# Where to really start



## razzyCup (Jan 28, 2016)

Hello - posted before and then went away and been trying to conceive a sibling for 10yo (natural surprise) since then.... been focusing on weight loss but still obese. Saying it how it is! Size 20 so I prefer the term voluptuous 

Decided I'm not going to give up on my dream. 45 and unexplained sec infertility. Partner 60 - I know so many would judge us. 

Where do I start? I have my day 1& 3 blood tests and sperm tests. 

Should I pick a clinic and ask for their advice? Post results here to see if anyone can shed light? Or go back to gp. What steps can I take? 

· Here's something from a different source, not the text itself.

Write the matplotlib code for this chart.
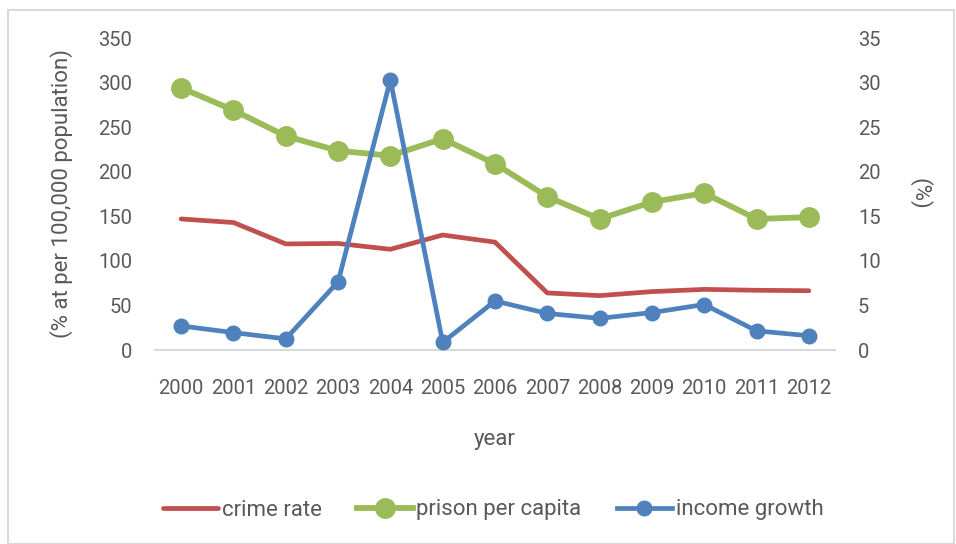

Sorry this post isn't coherent. Obviously a highly emotive topic for me & when I think about it I go into despair mode!


----------



## Kiss (Oct 23, 2017)

Hiya
Thought I'd reply with what I know  . GPs are useless once you are outside the scope of the NhS guidelines for fertility treatment. Clinics are generally helpful with the consultation that you have to pay for but there is a ton of free info on this site and so many helpful people   Weight loss wise you might find treatment hard to get if you are over the BMI they agree to treat. So deffo worth losing weight if possible. My best tip is you need to get a calorie deficit so burn more than you eat, exercise is key so start walking more etc. Does that help as a starter for 10!? Start forming your plan, don't panic, take your time.   Xx


----------



## razzyCup (Jan 28, 2016)

Thank you for your reply. I'm struck by how you said 'don't panic' as I feel I should panic, left it beyond hope etc. Weight is coming off (low to no carbs) but not quickly and on your calorie balance point I need to exercise / run more.


----------



## Kiss (Oct 23, 2017)

Worry does not empty tomorrow of its sorrow; it empties today of its strength. If you can start to make your plan then you'll feel more in control. Xx


----------



## deblovescats (Jun 23, 2012)

Razzy - I know how daunting it is but take strength from the ladies who post on this forum. 
As for weight. If you pay privately, clinics tend to have a cut off for BMI which is higher than on NHS, for which you have to be under BMI of 30, but privately, it's 35 so gives more leeway.
I was 45 when I started my journey, but I'm single so I went straight to donor egg (well, needed sperm as well!) as advised by clinic. A lot of clinics are reluctant to treat OE over 42/3 but obviously ask individual clinics. It's not impossible, but also more unlikely to get success from treatment with OE at 45 so you might need to consider whether you would give donor eggs a try if no success with OE. It's a big step but one I went with and have never regretted.
Good luck with your journey.


----------



## Michimoo (Oct 13, 2011)

Razzy. This world can be quite daunting to start with but please do read the forums and take comfort that there are many ladies out there who have stories to share. You are not alone and have come to the right place. Like Debs said private clinics accept a higher BMI and due to the fact you are paying are not as judgemental as some Drs can be. 
To start with you could go down the nhs route to get the tests done. However sometimes they can be quite judgemental. Alternatively you could pay privately to have blood tests and there are many places in London if you live in commuting distance. 
I guess to begin with, you need to decide yourself which route you’d like to take private or NHS? However the nhs won’t offer funding due to you falling outside their criteria. One being that it’s secondary infertility. 
It may be worth contacting a couple of local clinics and gauge what things they would want you to do first and start the investigations. Then once you have this information to hand you could make a clearer decision? 
Good luck xxx


----------



## razzyCup (Jan 28, 2016)

Two more wonderful and wise replies - thank you ladies xx


----------